Along with the subject artist’s biography being covered in each issue, there were also one or more parodies of each music artist afterwards as well, along with other side comics, such as fictional rock star Stan Back, plus Twisted Image, both lampooning the music scene in general on various subjects, although material did change around as the series continued throughout the years.
Less than 70 issues were created when the company went out of business in 1994.
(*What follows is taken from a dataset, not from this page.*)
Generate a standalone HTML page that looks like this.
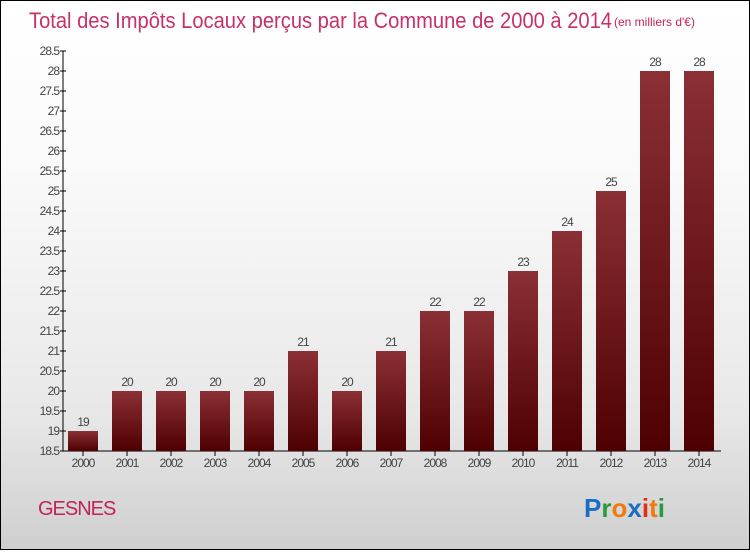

The story begins with future Metallica drummer Lars Ulrich being dragged to a Deep Purple concert in Denmark, while vocalist/guitarist James Hetfield toils in his local high school in La Brea, California. It then skips to 1981 when Ulrich places the fateful ad in Recycler magazine wanting musicians, leading up to him meeting with Hetfield. Dave Mustaine and Ron McGovney later round out the group, along with the band name being christened, then later the guys move to San Francisco and replace McGovney with Cliff Burton.
They also decide on various music and band direction (nothing in regards to Satanism as far as song subjects) until Ulrich gets contacted in regards to their “No Life 'Til Leather” demo could result in a record contract. Mustaine then leaves the band, who gets replaced by Kirk Hammett.
Things go pretty well with being picked up by Elektra Records for their second full-length album, touring and album response until the tragic bus accident in late 1986 takes the life of Burton. They decide to press on after a while, bringing in Jason Newsted and starting to rehearse in a new place. Unfortunately new material has to be put on hold as Hetfield breaks his arm, which it is decided that an E. P. of cover songs be released instead, as well as compiling several bootleg recordings of Burton performances, resulting in the Cliff 'Em All video tape.
The story of Metallica ends with their performing on the Grammys and their tour of 1989.
A side spoof was also included (like with many of the comics' early issues) in the issue (four pages long) called “Metaleccha”, where Large Ulretch faces his nemesis John MaCintroll on the tennis courts. Once Ulretch is attacked by MaCintroll, he turns into his secret identity of Thrashman with his flying guitar Melvin. Another spoof of (at the time) movie reviewing team Siskel and Ebert appear, with the Roger Ebert character giving the performance a "thumbs down", saying that he didn't understand what Metallica's drummer would be doing with a guitar, much less a flying one. Right then Ulretch crashes into their building, taking Siskel and Ebert for a ride and smashing into the MTV building.
Meanwhile, Headbanger (which is James Hetfield) with his skateboard Harvey also attempts to vanquish MaCintroll, but they end up crashing into a house (which could be assumed to be the one that Metallica built in real life to rehearse for their The $5.98 E.P.: Garage Days Re-Revisited release), which Headbanger emerges from the scene with another broken arm and leg.